Music therapy provision in adult palliative care is still relatively uncommon in the UK, and the scope of music therapy practice is often unfamiliar to the multi-professional team. Although longer-term work is viable with many hospice patients, it is not always possible. A single music therapy session might be all that is achievable before a patient leaves the hospice, or deteriorates and dies. This paper is based on my clinical experience of 10 years working as music therapist in a hospice. It aims to illuminate the value and potential for music therapy within the constraints of very short-term work.

Using case vignettes, three different approaches will be introduced and discussed: receptive work, improvisation and songwriting.

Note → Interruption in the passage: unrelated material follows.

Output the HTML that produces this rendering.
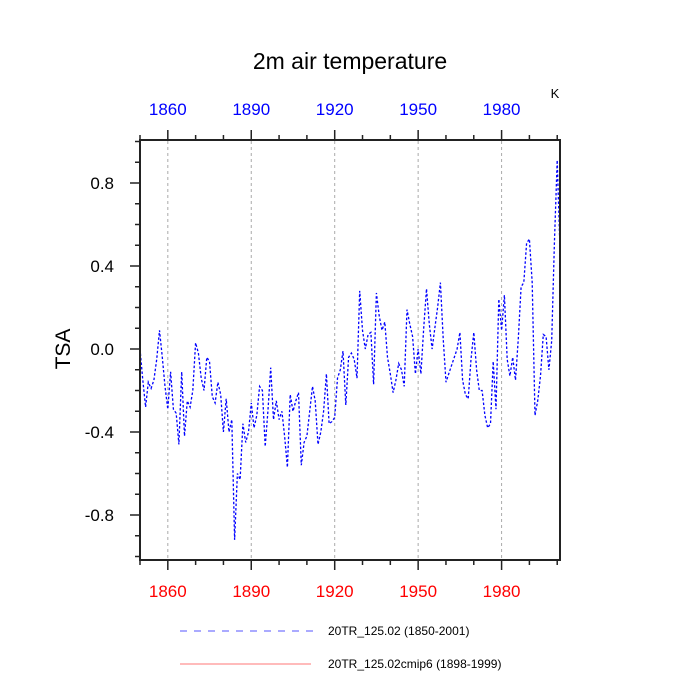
<!DOCTYPE html>
<html><head><meta charset="utf-8"><style>
body{margin:0;background:#fff;}
svg{display:block;font-family:"Liberation Sans",sans-serif;}
</style></head><body>
<svg id="chart" width="700" height="700" viewBox="0 0 700 700">
<text x="350" y="69" text-anchor="middle" font-size="23">2m air temperature</text>
<text x="555" y="98" text-anchor="middle" font-size="13">K</text>
<text transform="translate(70,349) rotate(-90)" text-anchor="middle" font-size="21">TSA</text>
<g id="grid"></g>
<g id="series"></g>
<rect x="140" y="140" width="420" height="420" fill="none" stroke="#222" stroke-width="2"/>
<g id="axes"></g>
<line x1="180" y1="631" x2="315" y2="631" stroke="#55f" stroke-width="1" stroke-dasharray="7,7"/>
<text x="328" y="635" font-size="12">20TR_125.02 (1850-2001)</text>
<line x1="180" y1="664" x2="311" y2="664" stroke="#f77" stroke-width="1"/>
<text x="328" y="668" font-size="12">20TR_125.02cmip6 (1898-1999)</text>
</svg>
<script>
const startYear = 1850;
const tsaValues = [0.0,-0.15,-0.28,-0.16,-0.19,-0.15,-0.05,0.09,-0.04,-0.18,
-0.29,-0.11,-0.29,-0.31,-0.46,-0.11,-0.42,-0.25,-0.28,-0.20,
0.03,-0.02,-0.14,-0.20,-0.04,-0.06,-0.23,-0.26,-0.16,-0.22,
-0.40,-0.24,-0.40,-0.34,-0.92,-0.60,-0.63,-0.36,-0.45,-0.40,
-0.26,-0.38,-0.32,-0.18,-0.20,-0.47,-0.30,-0.09,-0.34,-0.25,
-0.34,-0.30,-0.42,-0.57,-0.22,-0.30,-0.25,-0.21,-0.56,-0.45,
-0.42,-0.30,-0.18,-0.25,-0.46,-0.40,-0.30,-0.12,-0.36,-0.35,
-0.33,-0.14,-0.10,-0.01,-0.27,-0.04,-0.02,-0.05,-0.14,0.28,
0.09,0.0,0.07,0.08,-0.17,0.27,0.16,0.09,0.13,-0.04,
-0.12,-0.21,-0.15,-0.07,-0.10,-0.18,0.19,0.12,0.06,-0.12,
0.0,-0.12,0.10,0.29,0.12,0.0,0.10,0.20,0.32,0.05,
-0.16,-0.12,-0.08,-0.04,0.0,0.08,-0.15,-0.22,-0.24,-0.05,
0.08,-0.10,-0.20,-0.20,-0.32,-0.38,-0.36,-0.06,-0.29,0.24,
0.09,0.26,-0.05,-0.13,-0.04,-0.15,0.05,0.30,0.32,0.51,
0.53,0.32,-0.32,-0.25,-0.13,0.07,0.06,-0.10,0.04,0.51,
0.91,0.48];
const xTickLabels = [1860,1890,1920,1950,1980];
const yTickLabels = [0.8,0.4,0.0,-0.4,-0.8];
const NS='http://www.w3.org/2000/svg';
function xs(yr){return 140+(yr-1850)*420/151;}
function ys(v){return 349-v*207.5;}
function mk(tag,attrs,parent){const e=document.createElementNS(NS,tag);for(const k in attrs)e.setAttribute(k,attrs[k]);parent.appendChild(e);return e;}
const grid=document.getElementById('grid'),axes=document.getElementById('axes'),series=document.getElementById('series');
for(let yr=1850;yr<=2000;yr+=10){
  const x=xs(yr);const major=xTickLabels.includes(yr);const len=major?10:5;
  const b=mk('line',{x1:x,y1:560,x2:x,y2:560+len,stroke:'#222','stroke-width':1.5},axes);
  
  
  const t=mk('line',{x1:x,y1:140,x2:x,y2:140-len,stroke:'#222','stroke-width':1.5},axes);
  
  
}
xTickLabels.forEach(yr=>{
  const x=xs(yr);
  const g=mk('line',{x1:x,y1:141,x2:x,y2:559,stroke:'#aaa','stroke-width':1,'stroke-dasharray':'3,3'},grid);
  
  
  const lb=mk('text',{x:x,y:597,'text-anchor':'middle','font-size':17,fill:'#f00'},axes);lb.textContent=yr;
  
  
  const lt=mk('text',{x:x,y:115,'text-anchor':'middle','font-size':17,fill:'#00f'},axes);lt.textContent=yr;
  
  
});
for(let i=-10;i<=10;i++){
  const v=i/10;const y=ys(v);if(y<139||y>561)continue;
  const len=(Math.abs(i)%4===0&&Math.abs(i)<=8)?10:5;
  const t=mk('line',{x1:140,y1:y,x2:140-len,y2:y,stroke:'#222','stroke-width':1.5},axes);
  
  
}
yTickLabels.forEach(v=>{
  const lb=mk('text',{x:114,y:ys(v)+6,'text-anchor':'end','font-size':17,fill:'#000'},axes);lb.textContent=v.toFixed(1);
  
  
});
const pts=tsaValues.map((v,i)=>xs(startYear+i).toFixed(1)+','+ys(v).toFixed(1)).join(' ');
const pl=mk('polyline',{points:pts,fill:'none',stroke:'#00f','stroke-width':1.3,'stroke-dasharray':'2.5,2'},series);


</script>
</body></html>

Receptive approaches focus on active listening using live or recorded music. This can facilitate reminiscence, relaxation and /or visualisation. Improvisation offers interaction, a musical dialogue. Using simple instruments and supported by the therapist's music, there is the possibility for creativity, new and transformative experience, and the expression of feelings. Songwriting brings together words and music with the potential to create something lasting. It provides the opportunity to articulate and to understand feelings, and often patients report unexpected pleasure and pride in their achievement. A recorded song might have a purpose and life of its own, such as being given or left as a gift, placed in a memory box or played at the funeral.

In my experience music's unique qualities help establish an atmosphere where a trusting therapeutic relationship can develop very quickly. Its flexibility and adaptability enables work at depth even in very short-term work, which can meet the both holistic needs of the patient and their loved ones.

Recorded patient songs will be used to illustrate this presentation.